Daily Development for
Monday, December 16, 1996

by: Patrick A. Randolph, Jr.
Professor of Law
UMKC School of Law

BROKERS; DUTY TO DISCLOSE: A real estate agent's statements to purchaser that the condominium unit he was purchasing was quiet and that there were no noise problems with the unit may be viewed as a statement of fact rather than merely a statement of opinion.

McEneaney v. Chestnut Hill Realty Corporation, 650 N.E.2d 93 (Mass. App. Ct. 1995).

At the time of purchase, the broker had indicated to plaintiff r that the condominium unit he was interested in purchasing was "quiet" and "had experienced no noise problems." Three years after buying the unit, the plaintiff began to experience noise and vibrations when the association upgraded and activited an air conditioner chiller that was inoperative at the time of his purchase.

The plaintiff sued the broker for misrepresentation. The trial court had granted summary judgment for the broker, but the appeals court reversed.

According to the appeals court, in some circumstances a statement that in form is one of opinion may constitute a statement of fact if it may reasonably be understood by the recipient that there are facts to justify the opinion, or at least that there are no facts that are incompatible with it. This is particularly true where the maker is understood to have special knowledge of facts unknown to the recipient. The broker in this case was deemed to have represented such special knowledge because the brokerage had an office at the condominium and was closely involved in the condominium sales. The court indicated that there were some allegations that the unit had experienced a noise problem in the past and that the broker knew it. Therefore, the statement that the unit was quiet was a statement of fact sufficient to support the claim of misrepresentation by the plaintiff.

In a strong dissent on this issue, Judge Kass pointed out that there were no allegations that this broker represented that she had any special knowledge of the history of the unit upon which the plaintiff could rely. Further, Judge Kass concurred in the trial court's view that even if the statement that the unit was quiet was not a simply matter of opinion, it was in fact true at the time it was made. Judge Kass commented:

"The claim against the broker is representative of a "round up all the usual suspects and let's see what we can shake out of them" approach to litigation. We should not allow ourselves to be seduced by it. Routinely, at bar associations and like public occasions, judges lament the high tide of litigation. Then we invite into the courts for further exploration cases that offend common sense. As Walt Kelly once had Pogo say, `We have met the enemy and they is us.' (Citations ommitted)."

Comment 1: A great deal of the disagreement between the majority and dissent has to do with how much latitude to give a plaintiff on a summary judgment motion. Is it possible that a jury could conclude, solely on the basis of the fact that a broker's employer has experience with the condominium building, that the statement that "the unit is quiet" reflects a report of the unit's history?

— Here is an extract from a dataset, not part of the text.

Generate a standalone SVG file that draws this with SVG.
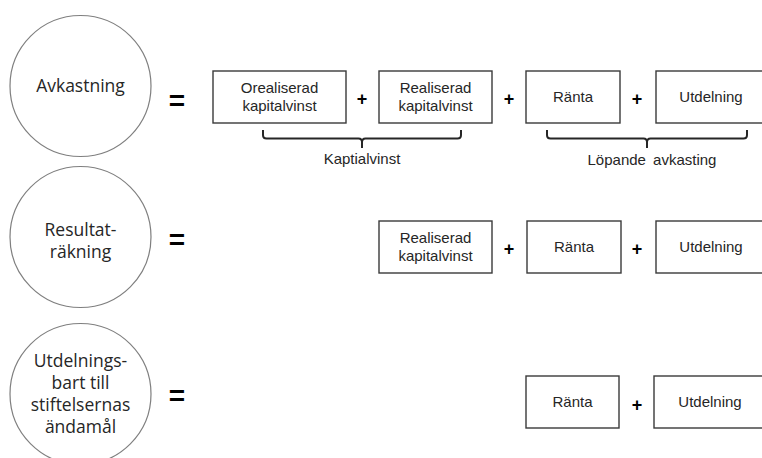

It is difficult to make out from the opinion if the court really is concluding that the broker implicitly represented expertise that she did not have, or if the sole basis for reversing the nonsuit is the failure to disclose the history of noise problems. The editor concurs that a history of noise problems in a unit is something that should be disclosed if the broker knows of it and has no reason to believe that the root source of the problems has been resolved. But this duty is based upon the general duty to disclose latent defects, and does not become any more binding when the broker voices such a general statement as "the unit is quiet."

Note that the dissenting judge points out that the plaintiff's own pleadings indicate that the likely source of the new noise problems resulted from changes in the chilling unit subsequent to the plaintiff's acquisition of it. This, of course, would absolve the broker of liability for misrepresentation because the plaintiff would not be able to show that the apartment had a noise problem when the representation was made.

Comment 2: A subtle but interesting legal question underlying this opinion is whether a brokerage firm that establishes itself as the "go to" office for a particular condominium or subdivision should be held to a higher standard for representations. Is it likely that buyers in fact rely upon such brokers as having expertise? Is it likely that the brokers actually encourage such belief? Should the broker be liable to fulfill the image it attempts to project?

Taking this issue one step farther, should a brokerage that advertises its long experience and many agents have any responsibility to manage the information that its many agents obtain from their long experience so as to make that information available to prospective purchasers? In the instant case, for instance, should the brokerage office have maintained files as to particular disadvantages of certain units so that any agent showing those properties would have access to the full "institutional wisdom" that the agency is advertising?

The editor concludes that brokerages who imply that they hold broad knowledge and special expertise have a duty to make the benefits of that knowledge and expertise available to each of the clients that the brokerage serves. This means reasonable information files and training of new agents in their use, subject, of course, to whatever duties of confidentiality that may be owed to clients from whom that information was obtained.